Ringing is a method used to monitor and study wild bird populations. Marking idividuals makes it possible to study migration routes and patterns, and population dynamics (birth rates, survival rates, causes of mortality). The continuity of the programme, which began in Belgium in 1927, makes it possible to study long-term trends, which is particularly relevant when assessing the state of the environment and the effects of climate change.
The Belgian Bird Ringing Centre seeks to: organise the collection of quality data, by a coherent network of qualified volunteer ringers; make this data available to scientists, professionals and amateurs, authorities and decision makers; and promote the development of knowledge by being involved in graduate training; develop dedicated research programmes in nature conservation.
The objectives of the Belgian Bird Ringing Centre are to contribute to conservation biology focusing on continuity in data collection, sample quality, methodological analysis, and the promotion of environmental studies. As such, the centre is helping Belgium, and its federated units, to meet their bird population monitoring obligations, especially those of migratory birds.
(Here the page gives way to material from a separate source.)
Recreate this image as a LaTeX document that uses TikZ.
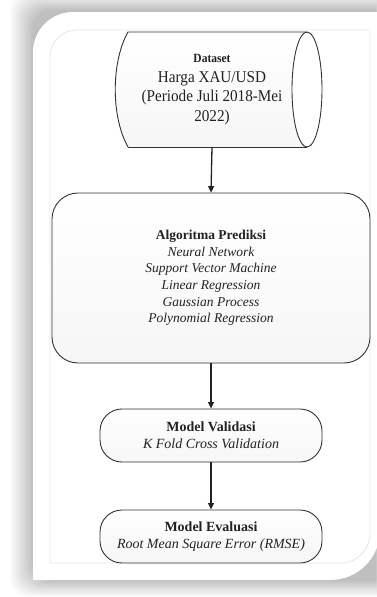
\documentclass[tikz,border=0pt]{standalone}
\usepackage{fontspec}
\setmainfont{Liberation Serif}
\newfontfamily\dsfont[FakeStretch=0.92]{Liberation Serif}
\usetikzlibrary{arrows.meta}
\definecolor{ink}{HTML}{222222}
\definecolor{edge}{HTML}{333333}
\definecolor{frameline}{HTML}{E6E6E6}
\tikzset{
  box/.style={draw=edge, line width=0.9pt, rounded corners=#1, top color=white, bottom color=gray!7,
              text=ink, align=center, inner sep=0pt},
  box/.default=22pt,
  conn/.style={draw=ink, line width=1.3pt, -{Triangle[length=6.5pt,width=6pt]}}
}
\begin{document}
\begin{tikzpicture}[x=1pt,y=-1pt]
\useasboundingbox (0,0) rectangle (376,597);
\fill[white] (0,0) rectangle (376,597);
% soft shadow around card
\foreach \i in {0,...,15} {
  \fill[black, opacity=0.016, rounded corners=20pt] (10+1.5*\i, -8+1.2*\i) rectangle (430, 597-1.1*\i);
}
% card
\fill[white] (33,580) -- (33,52) .. controls (33,30) and (51,12) .. (73,12) -- (380,12) -- (380,530)
  .. controls (380,558) and (358,580) .. (330,580) -- cycle;
% inner light frame
\draw[frameline, line width=0.8pt] (50,563) -- (50,57) .. controls (50,42) and (62,30) .. (77,30) -- (370,30) -- (370,533)
  .. controls (370,550) and (357,563) .. (340,563) -- cycle;

% dataset stored-data shape
\path[top color=white, bottom color=gray!7] (128,32) -- (307,32) -- (307,147) -- (128,147)
  .. controls (111,117) and (111,62) .. (128,32) -- cycle;
\fill[white] (307,89.5) ellipse [x radius=15, y radius=57.5];
\draw[edge, line width=0.9pt] (128,147) .. controls (111,117) and (111,62) .. (128,32) -- (307,32);
\draw[edge, line width=0.9pt] (128,147) -- (307,147);
\draw[edge, line width=0.9pt] (307,89.5) ellipse [x radius=15, y radius=57.5];
\node[align=center, text=ink, minimum height=115pt, inner sep=0pt,
      font=\dsfont\fontsize{16.5}{19.5}\selectfont] (data) at (212,89.5)
  {{\fontsize{12.5}{15}\selectfont\bfseries Dataset}\\[0.5pt]Harga XAU/USD\\(Periode Juli 2018-Mei\\2022)};

% algorithm box
\node[box=26pt, minimum width=318pt, minimum height=170pt, font=\fontsize{13.5}{16.6}\selectfont\itshape]
  (alg) at (211,278)
  {{\bfseries\upshape Algoritma Prediksi}\\Neural Network\\Support Vector Machine\\Linear Regression\\Gaussian Process\\Polynomial Regression};

% validation box
\node[box, minimum width=222pt, minimum height=53pt, font=\fontsize{14}{17}\selectfont\itshape]
  (val) at (211,435.5)
  {{\bfseries\upshape Model Validasi}\\K Fold Cross Validation};

% evaluation box
\node[box, minimum width=222pt, minimum height=53pt, font=\fontsize{14}{17}\selectfont\itshape]
  (eva) at (211,536.5)
  {{\bfseries\upshape Model Evaluasi}\\Root Mean Square Error (RMSE)};

% connectors
\draw[conn] (data.south) -- (alg.north);
\draw[conn] (alg.south) -- (val.north);
\draw[conn] (val.south) -- (eva.north);
\end{tikzpicture}
\end{document}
The centre’s main areas of expertise are: the study of migration routes and patterns, population fluctations, invasive species problems, long-term monitoring of sensitive species, epidemiological surveillance in wild birds, and sharing knowledge with the public.
One of its programmes, Falcons for Everyone, is popular with the general public. Started in 2005, this project puts the peregrine falcon couple nesting at St Michael and St Gudula Cathedral in Brussels on display via a system of webcams and screens. This system offers the public the opportunity to watch the nesting cycle with continuous live footage available on a website and at the observation post on the square in front of the cathedral in April-May.
The Belgian Bird Ringing Centre is part of the EURING network, the association of European bird ringing centres. The centre works directly with universities with a view to exploiting the data.
This work is carried out in Belgium with the help of a network of 51 ringing groups and stations with a total of 374 volunteer ringers. In 2012, 675,011 wild birds were ringed in Belgium.
The RBINS Bird Ringing Centre is primarily financed by the Belgian Science Policy Office and by the ringers themselves.